Mr MURPHY (11:21 AM) —On this glorious autumn day in the national capital, I would like to start by noting the observations of the member for Curtin. I am not to know what was in the minds of Michael Lavarch or Gareth Evans when they were sitting in this chamber in 1995, and I was not here in 1997. I note the comments of the member for Curtin that this bill has been, shall I say, the victim of `election interruptus'. Anyhow, we are here today in the year 2000 in the spirit of goodwill, and I am rising to support the bill.

Today marks the high-water mark of maturity of Australian law making in this parliament, because the Administrative Decisions (Effect of International Instruments) Bill 1999 implements the will of the broader mandate of the people. It is a day when we as Australians can finally say that we have accommodated our international obligations as signatories to international conventions and protocols while also accommodating and preserving our sovereignty as a nation. I join with my parliamentary colleagues, particularly the member for Curtin with whom I believe I enjoy a very good relationship as a fellow member of the Standing Committee on Legal and Constitutional Affairs. We have been debating another issue this morning, but I am not here to talk about that. I am here to talk about this bill.

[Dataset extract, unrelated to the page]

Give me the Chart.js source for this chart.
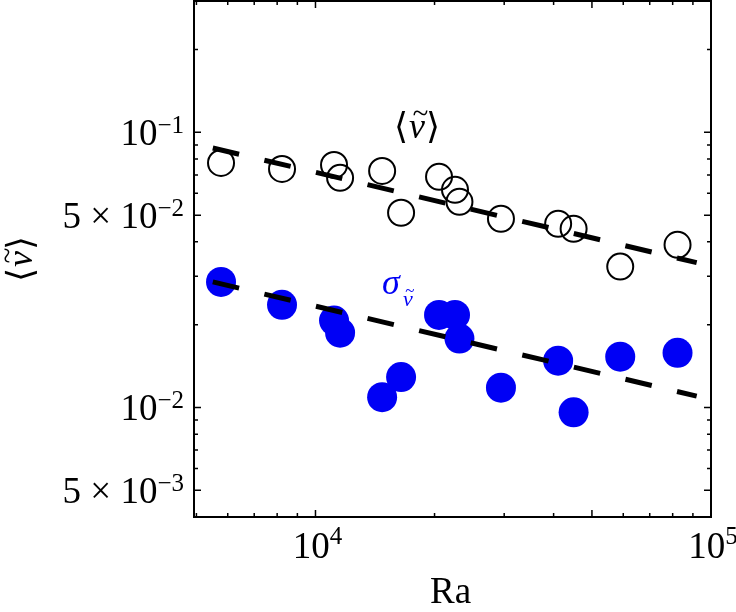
<!DOCTYPE html>
<html>
<head>
<meta charset="utf-8">
<script src="https://cdn.jsdelivr.net/npm/chart.js@4.4.0/dist/chart.umd.min.js"></script>
<style>
  html, body { margin: 0; padding: 0; background: #fff; }
  #wrap { width: 736px; height: 612px; }
</style>
</head>
<body>
<div id="wrap"><canvas id="chart" width="736" height="612"></canvas></div>
<script>
// Rayleigh numbers (shared by both series)
const ra = [5770, 8230, 11140, 11540, 14740, 16460, 20530, 22530, 23120, 29440, 41070, 44940, 58950, 82300];
// <v~> open circles
const meanV = [0.0774, 0.0736, 0.0761, 0.0683, 0.0724, 0.0510, 0.0689, 0.0618, 0.0559, 0.0485, 0.0465, 0.0446, 0.0325, 0.0390];
// sigma_v~ filled circles
const sigmaV = [0.0286, 0.0236, 0.0207, 0.0187, 0.0109, 0.0129, 0.0217, 0.0217, 0.0178, 0.0118, 0.0148, 0.0096, 0.0153, 0.0158];
// dashed power-law fits (end points)
const fitRa = [5500, 92000];
const fitMean = [0.0877, 0.0336];
const fitSigma = [0.0286, 0.0110];

// tick labels
const xTickVals = [1e4, 1e5];
const xTickLabels = [['10', '4'], ['10', '5']];
const yTickVals = [0.1, 0.05, 0.01, 0.005];
const yTickLabels = [['10', '\u22121'], ['5 \u00d7 10', '\u22122'], ['10', '\u22122'], ['5 \u00d7 10', '\u22123']];

const SERIF = "'Liberation Serif', 'DejaVu Serif', serif";
const BLUE = '#0000f5';

function pts(xs, ys) {
    return xs.map((x, i) => ({ x: x, y: ys[i] }));
}

// log minor ticks between two values
function logTicks(lo, hi) {
    const out = [];
    for (let e = Math.floor(Math.log10(lo)); e <= Math.ceil(Math.log10(hi)); e++) {
        for (let m = 1; m < 10; m++) {
            const v = m * Math.pow(10, e);
            if (v >= lo * 0.999 && v <= hi * 1.001) out.push(v);
        }
    }
    return out;
}

// draws "<v~>" centred at (cx, cy) in current transform
function drawAngleV(ctx, cx, cy, size, color) {
    ctx.save();
    ctx.fillStyle = color;
    ctx.textBaseline = 'alphabetic';
    ctx.textAlign = 'left';
    ctx.font = size + 'px ' + SERIF;
    const lb = '\u27e8', rb = '\u27e9';
    const wl = ctx.measureText(lb).width;
    const wr = ctx.measureText(rb).width;
    ctx.font = 'italic ' + size + 'px ' + SERIF;
    const wv = ctx.measureText('v').width;
    const total = wl + wv + wr + 2;
    let x = cx - total / 2;
    const base = cy + size * 0.3;
    ctx.font = size + 'px ' + SERIF;
    ctx.fillText(lb, x, base);
    x += wl + 1;
    ctx.font = 'italic ' + size + 'px ' + SERIF;
    ctx.fillText('v', x, base);
    ctx.font = 'italic ' + Math.round(size * 0.8) + 'px ' + SERIF;
    ctx.fillText('~', x + wv * 0.2, base - size * 0.42);
    x += wv + 1;
    ctx.font = size + 'px ' + SERIF;
    ctx.fillText(rb, x, base);
    ctx.restore();
}

const framePlugin = {
    id: 'frame',
    afterDraw(chart) {
        const ctx = chart.ctx;
        const a = chart.chartArea;
        const xs = chart.scales.x, ys = chart.scales.y;
        ctx.save();
        ctx.strokeStyle = '#000';
        ctx.lineWidth = 2;
        ctx.strokeRect(a.left, a.top, a.right - a.left, a.bottom - a.top);

        // tick marks, inward on all sides
        ctx.lineWidth = 1.5;
        const xMajor = [1e4, 5e4, 1e5];
        logTicks(xs.min, xs.max).forEach(v => {
            const px = xs.getPixelForValue(v);
            const len = xMajor.some(m => Math.abs(m - v) < 1) ? 7 : 4;
            ctx.beginPath();
            ctx.moveTo(px, a.bottom); ctx.lineTo(px, a.bottom - len);
            ctx.moveTo(px, a.top); ctx.lineTo(px, a.top + len);
            ctx.stroke();
        });
        const yMajor = [0.1, 0.05, 0.01, 0.005];
        logTicks(ys.min, ys.max).forEach(v => {
            const py = ys.getPixelForValue(v);
            const len = yMajor.some(m => Math.abs(m - v) / m < 1e-6) ? 7 : 4;
            ctx.beginPath();
            ctx.moveTo(a.left, py); ctx.lineTo(a.left + len, py);
            ctx.moveTo(a.right, py); ctx.lineTo(a.right - len, py);
            ctx.stroke();
        });

        // tick labels
        ctx.fillStyle = '#000';
        ctx.textBaseline = 'alphabetic';
        const baseFont = '37px ' + SERIF, supFont = '25px ' + SERIF;
        yTickVals.forEach((v, i) => {
            const py = ys.getPixelForValue(v);
            const [b, s] = yTickLabels[i];
            ctx.font = supFont;
            const ws = ctx.measureText(s).width;
            ctx.textAlign = 'right';
            ctx.fillText(s, a.left - 10, py + 1);
            ctx.font = baseFont;
            ctx.fillText(b, a.left - 10 - ws, py + 13);
        });
        xTickVals.forEach((v, i) => {
            const px = xs.getPixelForValue(v);
            const [b, s] = xTickLabels[i];
            ctx.font = baseFont;
            const wb = ctx.measureText(b).width;
            ctx.font = supFont;
            const ws = ctx.measureText(s).width;
            const x0 = px - (wb + ws) / 2 + 2;
            ctx.textAlign = 'left';
            ctx.font = baseFont;
            ctx.fillText(b, x0, a.bottom + 41);
            ctx.font = supFont;
            ctx.fillText(s, x0 + wb, a.bottom + 27);
        });

        // axis titles
        ctx.textAlign = 'center';
        ctx.font = '37px ' + SERIF;
        ctx.fillText('Ra', (a.left + a.right) / 2 - 2, a.bottom + 86);
        ctx.save();
        ctx.translate(21, 259);
        ctx.rotate(-Math.PI / 2);
        drawAngleV(ctx, 0, 0, 36, '#000');
        ctx.restore();

        // in-plot labels
        drawAngleV(ctx, 417, 127, 36, '#000');
        ctx.textAlign = 'left';
        ctx.fillStyle = BLUE;
        ctx.font = 'italic 36px ' + SERIF;
        ctx.fillText('\u03c3', 382, 294);
        ctx.font = 'italic 22px ' + SERIF;
        ctx.fillText('v', 403, 306);
        ctx.font = 'italic 17px ' + SERIF;
        ctx.fillText('~', 405, 296);
        ctx.restore();
    }
};

const ctx = document.getElementById('chart').getContext('2d');
new Chart(ctx, {
    type: 'scatter',
    data: {
        datasets: [
            {
                type: 'line',
                data: pts(fitRa, fitMean),
                borderColor: '#000',
                borderWidth: 5,
                borderDash: [27, 26],
                pointRadius: 0,
                fill: false
            },
            {
                type: 'line',
                data: pts(fitRa, fitSigma),
                borderColor: '#000',
                borderWidth: 5,
                borderDash: [27, 26],
                pointRadius: 0,
                fill: false
            },
            {
                data: pts(ra, meanV),
                pointStyle: 'circle',
                pointRadius: 13,
                borderWidth: 2,
                borderColor: '#000',
                backgroundColor: 'rgba(0,0,0,0)'
            },
            {
                data: pts(ra, sigmaV),
                pointStyle: 'circle',
                pointRadius: 15,
                borderWidth: 0,
                backgroundColor: BLUE
            }
        ]
    },
    options: {
        responsive: false,
        animation: false,
        devicePixelRatio: 1,
        layout: { autoPadding: false, padding: { left: 194, right: 25, top: 1, bottom: 95 } },
        plugins: { legend: { display: false }, tooltip: { enabled: false } },
        scales: {
            x: { type: 'logarithmic', min: 4930, max: 100000, display: false },
            y: { type: 'logarithmic', min: 0.004, max: 0.3, display: false }
        }
    },
    plugins: [framePlugin]
});
</script>
</body>
</html>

The purpose of this bill, as the member for Curtin also pointed out, is to overrule the High Court's common law position in the case of Minister for Immigration and Ethnic Affairs v. Teoh, a 1995 decision which has caused considerable problems with the application of laws ever since it was made. Teoh's case is the authority for the proposition that a legitimate expectation arises whenever Australia signs an international agreement, protocol or convention such that the government of Australia will act in accordance with the provisions of that agreement. Legitimate expectations are an administrative right which attaches to an administrative process. During an administrative process in Australia, a person's rights are preserved so that they may with confidence deal with the Australian government in the knowledge that the process will be applied probatively, uniformly and with disinterest in the outcome. The doctrine of procedural fairness incorporates the concept of legitimate expectations. This doctrine is fundamental to the good operation of the rule of law. This doctrine is founded on the positive law of natural justice and constitutes one of the very cornerstones of our Westminster democratic process. To deny procedural fairness, including the rule of law and legitimate expectations, is tantamount to the capricious, arbitrary and tyrannical approach to decision making that is witnessed in other countries that have no cultural understanding of the rule of law. Legitimate expectations, therefore, are a right that flows from some process.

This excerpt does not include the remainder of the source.